**TO DO:** Give the data below again exactly as written, without its pictures.
******
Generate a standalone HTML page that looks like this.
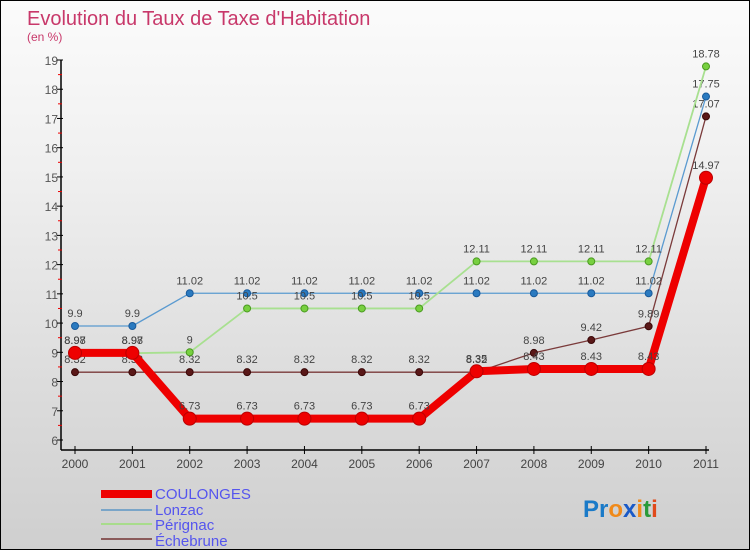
<!DOCTYPE html>
<html><head><meta charset="utf-8"><style>
html,body{margin:0;padding:0}
body{width:750px;height:550px;overflow:hidden;font-family:"Liberation Sans",sans-serif}
#wrap{position:relative;width:748px;height:548px;border:1px solid #000;background:linear-gradient(#fbfbfb,#f0f0f0 30%,#dcdcdc 70%,#cfcfcf)}
</style></head><body>
<div id="wrap">
<svg id="chart" width="748" height="548">
<text x="26" y="24" font-size="20" fill="#c8386a">Evolution du Taux de Taxe d'Habitation</text>
<text x="26" y="40" font-size="12" fill="#c8386a">(en %)</text>
<g id="axes"></g><g id="series"></g>
<g>
<rect x="100" y="489" width="51" height="8" fill="#e00"/>
<text x="154" y="498" font-size="15" fill="#5555ee">COULONGES</text>
<rect x="100" y="508" width="51" height="2" fill="#7aa5c8"/>
<text x="154" y="514" font-size="15" fill="#5555ee">Lonzac</text>
<rect x="100" y="522" width="51" height="2" fill="#a8dc8c"/>
<text x="154" y="529" font-size="15" fill="#5555ee">Pérignac</text>
<rect x="100" y="537" width="51" height="2" fill="#8a5a5a"/>
<text x="154" y="545" font-size="15" fill="#5555ee">Échebrune</text>
</g>
<text x="582" y="516" font-size="24" font-weight="bold"><tspan fill="#1a7ac8">Pr</tspan><tspan fill="#f08a1a">o</tspan><tspan fill="#1a5ac8">x</tspan><tspan fill="#f08a1a">i</tspan><tspan fill="#2a9a3a">t</tspan><tspan fill="#e04a1a">i</tspan></text>
</svg></div>
<script>
const years=["2000","2001","2002","2003","2004","2005","2006","2007","2008","2009","2010","2011"];
const yTicks=[6,7,8,9,10,11,12,13,14,15,16,17,18,19];
const coulonges=[8.98,8.98,6.73,6.73,6.73,6.73,6.73,8.35,8.43,8.43,8.43,14.97];
const lonzac=[9.9,9.9,11.02,11.02,11.02,11.02,11.02,11.02,11.02,11.02,11.02,17.75];
const perignac=[8.97,8.97,9,10.5,10.5,10.5,10.5,12.11,12.11,12.11,12.11,18.78];
const echebrune=[8.32,8.32,8.32,8.32,8.32,8.32,8.32,8.32,8.98,9.42,9.89,17.07];
const NS="http://www.w3.org/2000/svg";
const X=i=>74+i*(631/11);
const Y=v=>439-(v-6)*(380/13);
function mk(t,a,p){const e=document.createElementNS(NS,t);for(const k in a)e.setAttribute(k,a[k]);p.appendChild(e);return e;}
const axes=document.getElementById('axes');
mk('line',{x1:60,y1:59,x2:60,y2:449,stroke:'#000','stroke-width':1.5},axes);
mk('line',{x1:60,y1:449,x2:708,y2:449,stroke:'#000','stroke-width':1.5},axes);
yTicks.forEach(v=>{
 const t=mk('text',{x:57,y:Y(v)+5,'font-size':12,fill:'#555','text-anchor':'end'},axes);t.textContent=v;
 
 
 mk('line',{x1:56,y1:Y(v),x2:62,y2:Y(v),stroke:'#000'},axes);
 if(v<19)mk('line',{x1:57,y1:Y(v+0.5),x2:61,y2:Y(v+0.5),stroke:'#e00'},axes);
});
years.forEach((y,i)=>{
 mk('line',{x1:X(i),y1:445,x2:X(i),y2:453,stroke:'#000'},axes);
 const t=mk('text',{x:X(i),y:467,'font-size':12,fill:'#444','text-anchor':'middle'},axes);t.textContent=y;
 
 
});
const sg=document.getElementById('series');
function series(vals,color,w,r,name,fill,stroke){
 const g=mk('g',{},sg);
 
 
 mk('polyline',{points:vals.map((v,i)=>X(i)+','+Y(v)).join(' '),fill:'none',stroke:color,'stroke-width':w,'stroke-linejoin':'round'},g);
 vals.forEach((v,i)=>{
  const c=mk('circle',{cx:X(i),cy:Y(v),r:r,fill:fill,stroke:stroke,'stroke-width':1},g);
  
  
  const t=mk('text',{x:X(i),y:Y(v)-9,'font-size':11,fill:'#444','text-anchor':'middle'},g);t.textContent=v;
  
  
 });
}
series(echebrune,'#7a3a3a',1.3,3.5,'echebrune-line','#5a1818','#3a0808');
series(lonzac,'#5a9ad0',1.3,3.5,'lonzac-line','#2a7ac0','#1a5a9a');
series(perignac,'#a8e090',1.8,3.5,'perignac-line','#78d040','#4a9a20');
series(coulonges,'#ee0000',8,6.5,'coulonges-line','#ee0000','#b00');
</script>
</body></html>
******
**TASK RESPONSE:**
Generate a standalone HTML page that looks like this.
<!DOCTYPE html>
<html><head><meta charset="utf-8"><style>
html,body{margin:0;padding:0}
body{width:750px;height:550px;overflow:hidden;font-family:"Liberation Sans",sans-serif}
#wrap{position:relative;width:748px;height:548px;border:1px solid #000;background:linear-gradient(#fbfbfb,#f0f0f0 30%,#dcdcdc 70%,#cfcfcf)}
</style></head><body>
<div id="wrap">
<svg id="chart" width="748" height="548">
<text x="26" y="24" font-size="20" fill="#c8386a">Evolution du Taux de Taxe d'Habitation</text>
<text x="26" y="40" font-size="12" fill="#c8386a">(en %)</text>
<g id="axes"></g><g id="series"></g>
<g>
<rect x="100" y="489" width="51" height="8" fill="#e00"/>
<text x="154" y="498" font-size="15" fill="#5555ee">COULONGES</text>
<rect x="100" y="508" width="51" height="2" fill="#7aa5c8"/>
<text x="154" y="514" font-size="15" fill="#5555ee">Lonzac</text>
<rect x="100" y="522" width="51" height="2" fill="#a8dc8c"/>
<text x="154" y="529" font-size="15" fill="#5555ee">Pérignac</text>
<rect x="100" y="537" width="51" height="2" fill="#8a5a5a"/>
<text x="154" y="545" font-size="15" fill="#5555ee">Échebrune</text>
</g>
<text x="582" y="516" font-size="24" font-weight="bold"><tspan fill="#1a7ac8">Pr</tspan><tspan fill="#f08a1a">o</tspan><tspan fill="#1a5ac8">x</tspan><tspan fill="#f08a1a">i</tspan><tspan fill="#2a9a3a">t</tspan><tspan fill="#e04a1a">i</tspan></text>
</svg></div>
<script>
const years=["2000","2001","2002","2003","2004","2005","2006","2007","2008","2009","2010","2011"];
const yTicks=[6,7,8,9,10,11,12,13,14,15,16,17,18,19];
const coulonges=[8.98,8.98,6.73,6.73,6.73,6.73,6.73,8.35,8.43,8.43,8.43,14.97];
const lonzac=[9.9,9.9,11.02,11.02,11.02,11.02,11.02,11.02,11.02,11.02,11.02,17.75];
const perignac=[8.97,8.97,9,10.5,10.5,10.5,10.5,12.11,12.11,12.11,12.11,18.78];
const echebrune=[8.32,8.32,8.32,8.32,8.32,8.32,8.32,8.32,8.98,9.42,9.89,17.07];
const NS="http://www.w3.org/2000/svg";
const X=i=>74+i*(631/11);
const Y=v=>439-(v-6)*(380/13);
function mk(t,a,p){const e=document.createElementNS(NS,t);for(const k in a)e.setAttribute(k,a[k]);p.appendChild(e);return e;}
const axes=document.getElementById('axes');
mk('line',{x1:60,y1:59,x2:60,y2:449,stroke:'#000','stroke-width':1.5},axes);
mk('line',{x1:60,y1:449,x2:708,y2:449,stroke:'#000','stroke-width':1.5},axes);
yTicks.forEach(v=>{
 const t=mk('text',{x:57,y:Y(v)+5,'font-size':12,fill:'#555','text-anchor':'end'},axes);t.textContent=v;
 
 
 mk('line',{x1:56,y1:Y(v),x2:62,y2:Y(v),stroke:'#000'},axes);
 if(v<19)mk('line',{x1:57,y1:Y(v+0.5),x2:61,y2:Y(v+0.5),stroke:'#e00'},axes);
});
years.forEach((y,i)=>{
 mk('line',{x1:X(i),y1:445,x2:X(i),y2:453,stroke:'#000'},axes);
 const t=mk('text',{x:X(i),y:467,'font-size':12,fill:'#444','text-anchor':'middle'},axes);t.textContent=y;
 
 
});
const sg=document.getElementById('series');
function series(vals,color,w,r,name,fill,stroke){
 const g=mk('g',{},sg);
 
 
 mk('polyline',{points:vals.map((v,i)=>X(i)+','+Y(v)).join(' '),fill:'none',stroke:color,'stroke-width':w,'stroke-linejoin':'round'},g);
 vals.forEach((v,i)=>{
  const c=mk('circle',{cx:X(i),cy:Y(v),r:r,fill:fill,stroke:stroke,'stroke-width':1},g);
  
  
  const t=mk('text',{x:X(i),y:Y(v)-9,'font-size':11,fill:'#444','text-anchor':'middle'},g);t.textContent=v;
  
  
 });
}
series(echebrune,'#7a3a3a',1.3,3.5,'echebrune-line','#5a1818','#3a0808');
series(lonzac,'#5a9ad0',1.3,3.5,'lonzac-line','#2a7ac0','#1a5a9a');
series(perignac,'#a8e090',1.8,3.5,'perignac-line','#78d040','#4a9a20');
series(coulonges,'#ee0000',8,6.5,'coulonges-line','#ee0000','#b00');
</script>
</body></html>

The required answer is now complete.